Хотя в эссе 1913 г. о нравственном образовании Беньямин утверждал, что «всякая мораль и религиозность рождаются наедине с Богом», в силу всего сказанного было бы ошибочно видеть в нем, как делают авторы некоторых влиятельных англоязычных работ, только угрюмую и изломанную фигуру. Само собой, его одолевали длительные приступы обессиливающей депрессии (черта, которую родственники отмечали и у некоторых из его предков), и не следует забывать о том, что в своих дневниках, как и в разговорах с ближайшими друзьями, он часто возвращался к мыслям о самоубийстве. Тем не менее относиться к Вальтеру Беньямину как к безнадежному меланхолику означает окарикатуривать и принижать его. Он обладал тонким, хотя порой и едким, чувством юмора и был способен предаваться глуповатым забавам. При том, что его взаимоотношения с ближайшими партнерами по интеллектуальным дискуссиям, в частности с Гершомом Шолемом, Эрнстом Блохом, Кракауэром и Адорно, нередко отличались вспыльчивостью и даже озлобленностью, он неоднократно проявлял верность и щедрость по отношению к тем, кто знал его с давних пор. Этот внутренний круг, сложившийся в его школьные годы – Альфред Кон и его сестра Юла, Фриц Радт и его сестра Грета, Эрнст Шен и Эгон Виссинг, – никогда надолго не покидал его мыслей, и он немедленно и без колебаний приходил им на помощь в трудные времена, особенно тогда, когда они терпели лишения в изгнании. Хотя эти качества в наибольшей степени проявлялись в отношениях со старыми друзьями, мужество Беньямина, его великодушная терпеливость и стальная решимость перед лицом бедствий были очевидны для всех, кто знал его. В этом смысле он тоже остается противоречивой личностью. Он жаждал уединения и в то же время сетовал на одиночество, нередко искал общества и порой пытался создавать его сам, но при этом терпеть не мог брать на себя обязательства перед какой бы то ни было группой. В преддверии Великой войны проявив себя активным организатором германского молодежного движения, впоследствии он в целом избегал общественной деятельности как таковой. Единственным исключением из такого неучастия в практических делах, помимо его стараний выйти в лидеры посредством своих работ, служили три предпринятые им в разное время попытки основать журнал. И хотя каждый из них, так и не выйдя в свет, терпел крушение на том или ином рифе, стремление к сбору сил – к сплочению мыслителей и авторов, разделявших сходные идеи, – оставалось неизменной чертой его философских умонастроений.

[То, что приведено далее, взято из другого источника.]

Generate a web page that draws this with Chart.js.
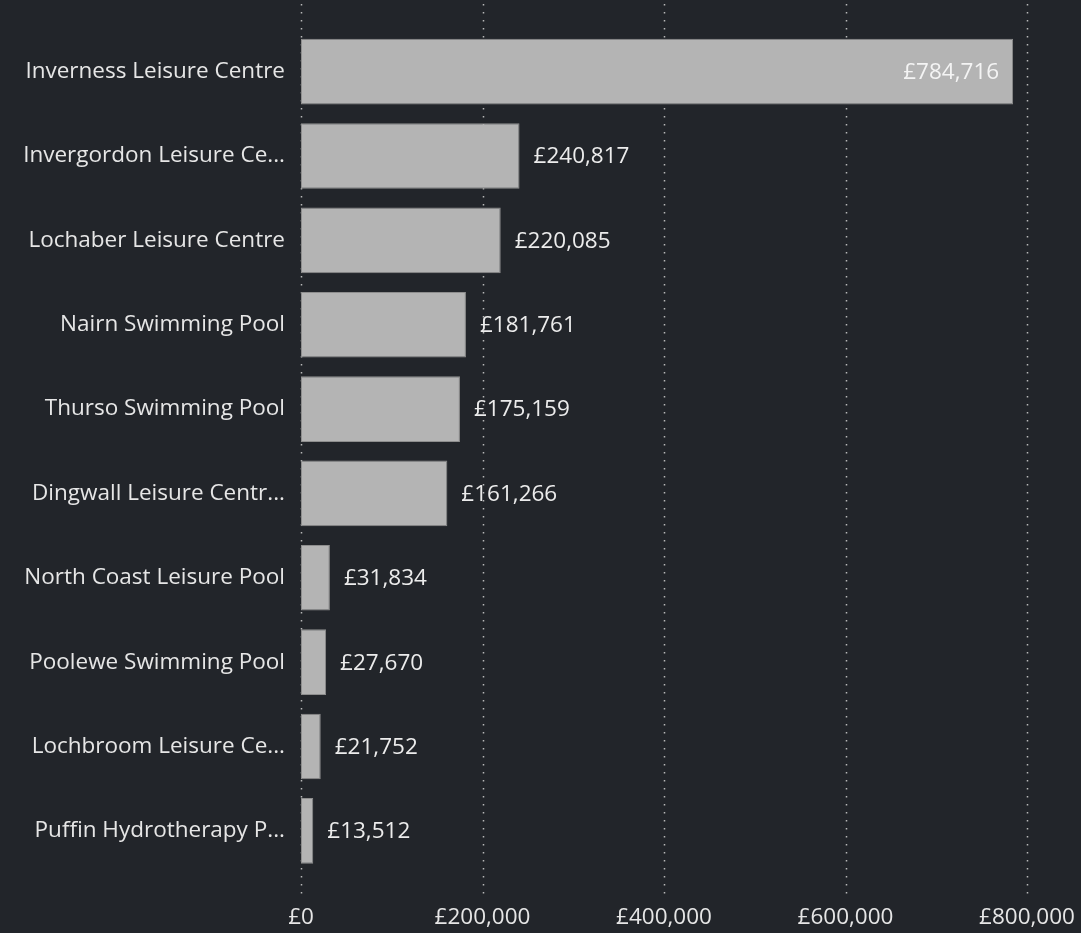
<!DOCTYPE html>
<html>
<head>
<meta charset="utf-8">
<script src="https://cdn.jsdelivr.net/npm/chart.js@4"></script>
<style>
  html, body { margin: 0; padding: 0; background: #22252a; }
  #wrap { width: 1081px; height: 933px; }
</style>
</head>
<body>
<div id="wrap"><canvas id="chart"></canvas></div>
<script>
// Category labels as shown (truncated ones kept as displayed)
const venues = [
  "Inverness Leisure Centre",
  "Invergordon Leisure Ce...",
  "Lochaber Leisure Centre",
  "Nairn Swimming Pool",
  "Thurso Swimming Pool",
  "Dingwall Leisure Centr...",
  "North Coast Leisure Pool",
  "Poolewe Swimming Pool",
  "Lochbroom Leisure Ce...",
  "Puffin Hydrotherapy P..."
]
const income = [784716, 240817, 220085, 181761, 175159, 161266, 31834, 27670, 21752, 13512]
const xTicks = [0, 200000, 400000, 600000, 800000]

const FONT = "'Open Sans', 'Noto Sans', sans-serif"
const FONT_SIZE = 22.5
const gbp = v => "£" + v.toLocaleString("en-GB")

// Dotted vertical grid lines drawn behind the bars
const dottedGrid = {
  id: "dottedGrid",
  beforeDatasetsDraw(chart) {
    const ctx = chart.ctx
    const x = chart.scales.x
    ctx.save()
    ctx.strokeStyle = "rgba(210, 210, 210, 0.85)"
    ctx.lineWidth = 1.5
    ctx.setLineDash([1.5, 6.5])
    x.ticks.forEach(t => {
      const px = Math.round(x.getPixelForValue(t.value)) + 0.5
      ctx.beginPath()
      ctx.moveTo(px, 4)
      ctx.lineTo(px, 900)
      ctx.stroke()
    })
    ctx.restore()
  }
}

// Value labels: outside the bar end, or inside if there is no room
const valueLabels = {
  id: "valueLabels",
  afterDatasetsDraw(chart) {
    const ctx = chart.ctx
    const meta = chart.getDatasetMeta(0)
    const area = chart.chartArea
    ctx.save()
    ctx.font = FONT_SIZE + "px " + FONT
    ctx.textBaseline = "middle"
    meta.data.forEach((bar, i) => {
      const text = gbp(income[i])
      const w = ctx.measureText(text).width
      if (bar.x + 14 + w > area.right) {
        ctx.textAlign = "right"
        ctx.fillStyle = "#f4f4f4"
        ctx.fillText(text, bar.x - 14, bar.y + 1)
      } else {
        ctx.textAlign = "left"
        ctx.fillStyle = "#ececec"
        ctx.fillText(text, bar.x + 14, bar.y + 1)
      }
    })
    ctx.restore()
  }
}

new Chart(document.getElementById("chart"), {
  type: "bar",
  data: {
    labels: venues,
    datasets: [{
      data: income,
      backgroundColor: "#b4b4b4",
      borderColor: "#8e8e8e",
      borderWidth: 1,
      borderSkipped: false,
      barPercentage: 0.88,
      categoryPercentage: 0.885
    }]
  },
  options: {
    indexAxis: "y",
    responsive: true,
    maintainAspectRatio: false,
    animation: false,
    layout: { padding: { top: 28, right: 0, left: 0, bottom: 0 } },
    plugins: {
      legend: { display: false },
      tooltip: { enabled: false }
    },
    scales: {
      x: {
        min: 0,
        max: 800000,
        afterBuildTicks: s => { s.ticks = xTicks.map(v => ({ value: v })) },
        afterFit: s => { s.height = 60; s.paddingRight = 54; s.paddingLeft = 0 },
        grid: { display: false, drawTicks: false },
        border: { display: false },
        ticks: {
          padding: 31,
          color: "#e6e6e6",
          font: { family: FONT, size: FONT_SIZE },
          callback: v => gbp(v)
        }
      },
      y: {
        afterFit: s => { s.width = 301 },
        grid: { display: false, drawTicks: false },
        border: { display: false },
        ticks: {
          padding: 16,
          color: "#e6e6e6",
          font: { family: FONT, size: FONT_SIZE }
        }
      }
    }
  },
  plugins: [dottedGrid, valueLabels]
})
</script>
</body>
</html>
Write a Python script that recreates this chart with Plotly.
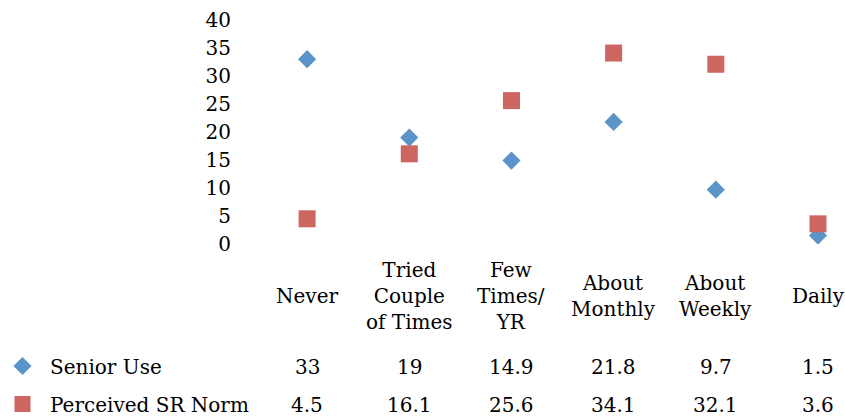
import plotly.graph_objects as go

categories = ["Never", "Tried<br>Couple<br>of Times", "Few<br>Times/<br>YR",
              "About<br>Monthly", "About<br>Weekly", "Daily"]
senior_use = [33, 19, 14.9, 21.8, 9.7, 1.5]
perceived_norm = [4.5, 16.1, 25.6, 34.1, 32.1, 3.6]
senior_labels = ["33", "19", "14.9", "21.8", "9.7", "1.5"]
perceived_labels = ["4.5", "16.1", "25.6", "34.1", "32.1", "3.6"]
y_ticks = [0, 5, 10, 15, 20, 25, 30, 35, 40]

W, H = 845, 420
FONT = "DejaVu Serif"
BLUE = "#5B94C9"
RED = "#CD6560"

fig = go.Figure()
fig.add_trace(go.Scatter(
    x=list(range(len(categories))), y=senior_use, mode="markers", name="Senior Use",
    marker=dict(symbol="diamond", size=14, color=BLUE), legend="legend"))
fig.add_trace(go.Scatter(
    x=list(range(len(categories))), y=perceived_norm, mode="markers", name="Perceived SR Norm",
    marker=dict(symbol="square", size=17, color=RED), legend="legend2"))

def py(pix):
    return 1 - pix / H

ann = []
for i, c in enumerate(categories):
    ann.append(dict(x=i, y=py(296), xref="x", yref="paper", text=c, showarrow=False,
                    xanchor="center", yanchor="middle", align="center"))
    ann.append(dict(x=i, y=py(367), xref="x", yref="paper", text=senior_labels[i],
                    showarrow=False, xanchor="center", yanchor="middle"))
    ann.append(dict(x=i, y=py(405), xref="x", yref="paper", text=perceived_labels[i],
                    showarrow=False, xanchor="center", yanchor="middle"))

fig.update_layout(
    width=W, height=H,
    margin=dict(l=0, r=0, t=0, b=0, autoexpand=False),
    paper_bgcolor="white", plot_bgcolor="white",
    font=dict(family=FONT, size=20, color="#000000"),
    showlegend=True,
    legend=dict(x=-5 / W, y=py(366), xanchor="left", yanchor="middle", itemwidth=45,
                font=dict(family=FONT, size=20), bgcolor="rgba(0,0,0,0)"),
    legend2=dict(x=-5 / W, y=py(404), xanchor="left", yanchor="middle", itemwidth=45,
                 font=dict(family=FONT, size=20), bgcolor="rgba(0,0,0,0)"),
    xaxis=dict(domain=[256 / W, 1], range=[-0.5, (845 - 307) / 102.2],
               showticklabels=False, showgrid=False, zeroline=False, showline=False,
               ticks="", automargin=False),
    yaxis=dict(domain=[py(244), py(20)], range=[0, 40], tickvals=y_ticks,
               showgrid=False, zeroline=False, showline=False, ticks="",
               automargin=False,
               ticklabelstandoff=24, tickfont=dict(family=FONT, size=20)),
    annotations=ann,
)

fig.write_html("out.html")
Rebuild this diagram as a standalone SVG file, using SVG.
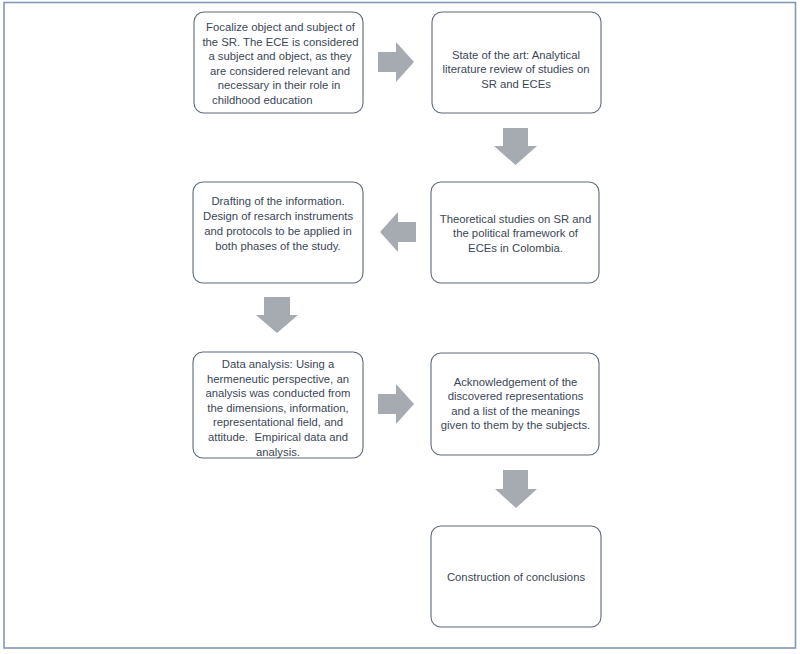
<svg xmlns="http://www.w3.org/2000/svg" width="800" height="654" viewBox="0 0 800 654">
<style>
.box{fill:#ffffff;stroke:#5f6b78;stroke-width:1.1}
.t{font-family:"Liberation Sans",Arial,sans-serif;font-size:11.3px;fill:#3b4756;text-anchor:middle}
.arr{fill:#a6abb1}
</style>
<rect x="0" y="0" width="800" height="654" fill="#ffffff"/>
<rect x="4" y="2.5" width="791.5" height="645.5" fill="none" stroke="#8296b8" stroke-width="1.6"/>
<g id="connectors">
<polygon class="arr" points="378,52 396,52 396,42 414,62 396,82 396,72 378,72"/>
<polygon class="arr" points="503,128 528,128 528,146 537,146 515.5,165 494,146 503,146"/>
<polygon class="arr" points="416,222 398,222 398,212 380,232 398,252 398,242 416,242"/>
<polygon class="arr" points="264,297 290,297 290,315 298,315 277,333 256,315 264,315"/>
<polygon class="arr" points="378,394 396,394 396,384 414,404 396,424 396,414 378,414"/>
<polygon class="arr" points="503,470 528,470 528,489 537,489 516,508 495,489 503,489"/>
</g>
<g id="n1">
<rect class="box" x="194" y="12" width="169" height="101" rx="10"/>
<text class="t" x="280.5" y="31">Focalize object and subject of</text>
<text class="t" x="280.5" y="45.6">the SR. The ECE is considered</text>
<text class="t" x="280" y="60.2">a subject and object, as they</text>
<text class="t" x="280" y="74.8">are considered relevant and</text>
<text class="t" x="279" y="89.4">necessary in their role in</text>
<text class="t" x="212" y="104" style="text-anchor:start">childhood education</text>
</g>
<g id="n2">
<rect class="box" x="432" y="12" width="169" height="101" rx="10"/>
<text class="t" x="516" y="58.5">State of the art: Analytical</text>
<text class="t" x="516" y="73">literature review of studies on</text>
<text class="t" x="516" y="87.5">SR and ECEs</text>
</g>
<g id="n3">
<rect class="box" x="431" y="182" width="168" height="101" rx="10"/>
<text class="t" x="515.5" y="222.5">Theoretical studies on SR and</text>
<text class="t" x="515.5" y="237">the political framework of</text>
<text class="t" x="515.5" y="251.5">ECEs in Colombia.</text>
</g>
<g id="n4">
<rect class="box" x="193" y="182" width="170" height="101" rx="10"/>
<text class="t" x="278" y="205">Drafting of the information.</text>
<text class="t" x="278" y="220">Design of resarch instruments</text>
<text class="t" x="278" y="235">and protocols to be applied in</text>
<text class="t" x="278" y="250">both phases of the study.</text>
</g>
<g id="n5">
<rect class="box" x="193" y="352" width="170" height="106" rx="10"/>
<text class="t" x="278" y="368">Data analysis: Using a</text>
<text class="t" x="278" y="382.6">hermeneutic perspective, an</text>
<text class="t" x="278" y="397.2">analysis was conducted from</text>
<text class="t" x="278" y="411.8">the dimensions, information,</text>
<text class="t" x="278" y="426.4">representational field, and</text>
<text class="t" x="278" y="441" xml:space="preserve">attitude.  Empirical data and</text>
<text class="t" x="278" y="455.6">analysis.</text>
</g>
<g id="n6">
<rect class="box" x="431" y="353" width="168" height="102" rx="10"/>
<text class="t" x="515.5" y="385.5">Acknowledgement of the</text>
<text class="t" x="515.5" y="400.1">discovered representations</text>
<text class="t" x="515.5" y="414.7">and a list of the meanings</text>
<text class="t" x="515.5" y="429.3">given to them by the subjects.</text>
</g>
<g id="n7">
<rect class="box" x="431" y="526" width="170" height="101" rx="10"/>
<text class="t" x="516" y="581">Construction of conclusions</text>
</g>
</svg>
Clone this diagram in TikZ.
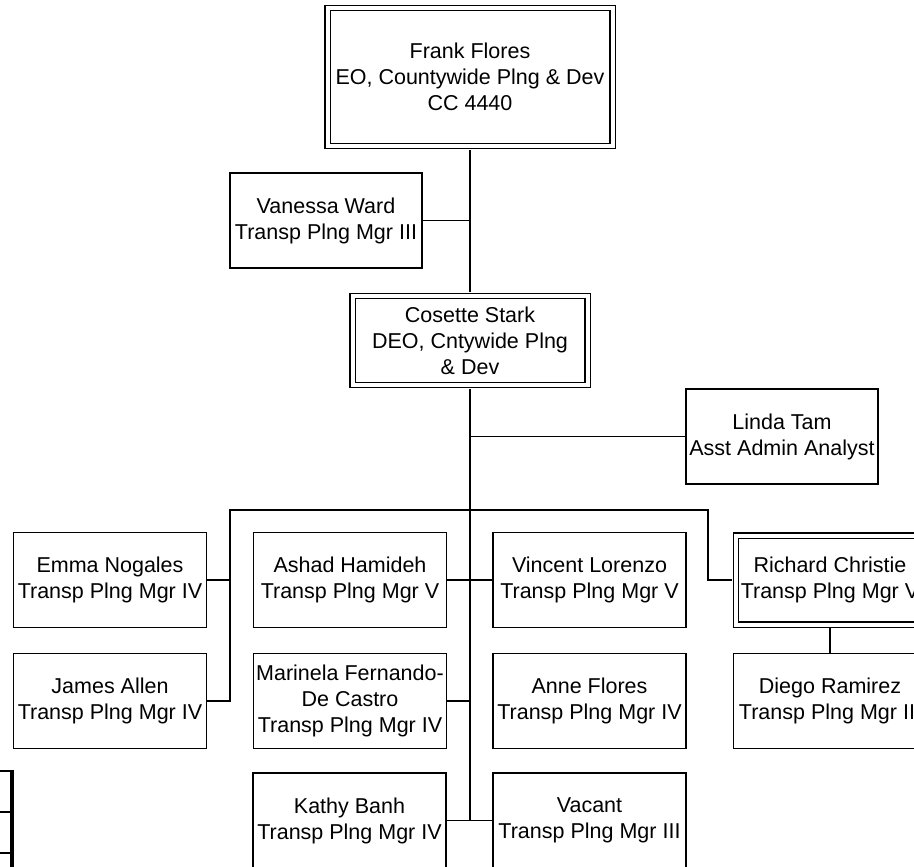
\documentclass[tikz,border=0pt]{standalone}
\usepackage{fontspec}
\setmainfont{Liberation Sans}
\begin{document}
\begin{tikzpicture}[x=1pt,y=-1pt]
\tikzset{
 box/.style={draw, line width=1.8pt, minimum width=193pt, minimum height=95pt, inner sep=0pt, align=center, font=\fontsize{21.5}{26}\selectfont},
 dbox/.style={box, double, double distance=4pt, line width=1.3pt},
 conn/.style={line width=1.8pt},
 dconn/.style={conn, shorten <=3.3pt, shorten >=3.3pt}
}
\useasboundingbox (0,0) rectangle (914,867);
\clip (0,0) rectangle (914,867);

\node[dbox, minimum width=285pt, minimum height=138pt] (frank) at (470,77) {Frank Flores\\EO, Countywide Plng \& Dev\\CC 4440};
\node[box, minimum width=192pt] (vanessa) at (326,220.5) {Vanessa Ward\\Transp Plng Mgr III};
\node[dbox, minimum width=235pt, minimum height=89pt] (cosette) at (470,340.5) {Cosette Stark\\DEO, Cntywide Plng\\\& Dev};
\node[box, minimum width=192pt] (linda) at (782,436.5) {Linda Tam\\Asst Admin Analyst};
\node[box] (emma) at (110,580) {Emma Nogales\\Transp Plng Mgr IV};
\node[box] (james) at (110,701) {James Allen\\Transp Plng Mgr IV};
\node[box] (ashad) at (350,580) {Ashad Hamideh\\Transp Plng Mgr V};
\node[box] (vincent) at (589.5,580) {Vincent Lorenzo\\Transp Plng Mgr V};
\node[box] (marinela) at (350,701) {Marinela Fernando-\\De Castro\\Transp Plng Mgr IV};
\node[box] (anne) at (589.5,701) {Anne Flores\\Transp Plng Mgr IV};
\node[box] (kathy) at (349.5,820.5) {Kathy Banh\\Transp Plng Mgr IV};
\node[box] (vacant) at (589.5,820.5) {Vacant\\Transp Plng Mgr III};
\node[dbox, minimum width=188pt, minimum height=89pt] (richard) at (830,580) {Richard Christie\\Transp Plng Mgr V};
\node[box] (diego) at (830,701) {Diego Ramirez\\Transp Plng Mgr III};

\coordinate (endc) at (470,821);
\coordinate (lb) at (230,510);
\coordinate (rb) at (708,510);

\draw[dconn] (frank.south) -- (cosette.north);
\draw[conn, shorten <=3.3pt] (cosette.south) -- (endc);
\draw[conn] (vanessa.east) -- (vanessa.east -| frank.south);
\draw[conn] (linda.west) -- (linda.west -| cosette.south);
\draw[conn, shorten >=3.3pt] (james.east) -| (lb) -- (rb) |- (richard.west);
\draw[conn] (emma.east) -- (emma.east -| lb);
\draw[conn] (ashad.east) -- (vincent.west);
\draw[conn] (marinela.east) -- (marinela.east -| endc);
\draw[conn] (kathy.east) -- (vacant.west);
\draw[conn, shorten <=3.3pt] (richard.south) -- (diego.north);

% partial table at bottom left
\draw[line width=1.5pt] (-20,771) -- (12,771) (-20,812) -- (12,812) (-20,853) -- (12,853);
\draw[line width=3.5pt] (12,769.5) -- (12,900);
\end{tikzpicture}
\end{document}
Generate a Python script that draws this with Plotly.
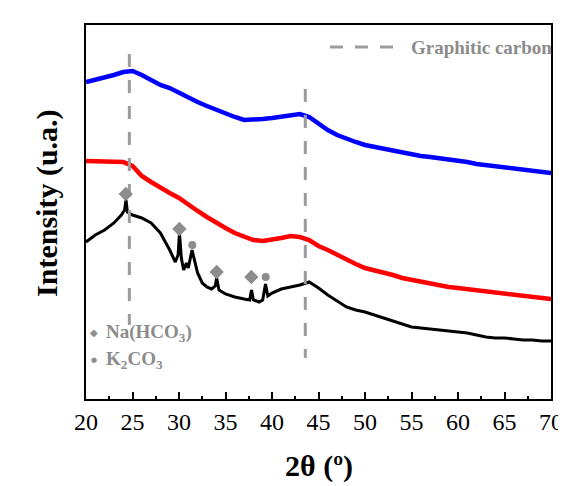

Одна из сторон его личности заслуживает особого внимания. Те, кто знал Беньямина, неохотно вспоминали его внешнюю неказистость и частую неуклюжесть; в первую очередь им запомнилась его отвага. Да, он «подсел» на азартные игры, как говорят сегодня. Но в этой страсти находила законченное выражение его готовность идти на риск, бороться с условностями и занимать такие интеллектуальные позиции, которым присущи противоречия и парадоксы, балансирующие на грани абсурда. Вальтер Беньямин пытался вести жизнь литератора как раз в тот момент, когда подобный типаж уходил с европейской сцены. Он отказывался от комфорта, безопасности и почестей ради сохранения интеллектуальной свободы, а также наличия времени и пространства для того, чтобы читать, думать и писать. Подобно своему другу Кракауэру, он анализировал условия, угрожавшие существованию того самого культурного типажа, который он воплощал в себе. Таким образом, не только его методология, но и вся его жизнь как будто бы подчинялись диалектическому ритму, диктующему непрерывную игру. Его внешность и физический облик, включая экспрессивные жесты рук, прерывистую черепашью походку, певучий голос и идеально выстроенную речь, то удовольствие, которое ему доставляли физический акт письма, ожидание, а также навязчивое коллекционирование и образ жизни фланера, его превращающиеся в ритуал вкусовые пристрастия, его шарм эксцентричного горожанина – все это свидетельствовало о предрасположенности к ушедшему миру и старине, словно он явился из конца XIX в. (Мало найдется снимков Вальтера Беньямина, на которых он не выглядит как буржуазный интеллектуал в пиджаке и с галстуком.) В то же время он проявлял живой интерес к таким молодым техническим средствам коммуникации, как кино и радио, и к тогдашним авангардным течениям, включая дадаизм, конструктивизм и сюрреализм. Его радикальные умонастроения вовлекали его в диалог со сторонниками авангарда, готовыми начать с чистого листа. И соответственно, его манеры, включая проницательную напряженность разума, ускользающий образ мысли и неизменное присутствие сумрака в его интеллектуальной жизни, не могли не исключать уют, в котором жила зажиточная буржуазия конца XIX в., и поощряли новаторство. Слова, сказанные им о Бодлере: «Шарль Бодлер был тайным агентом – агентом тайного недовольства его класса своей собственной властью», – относились и к нему самому.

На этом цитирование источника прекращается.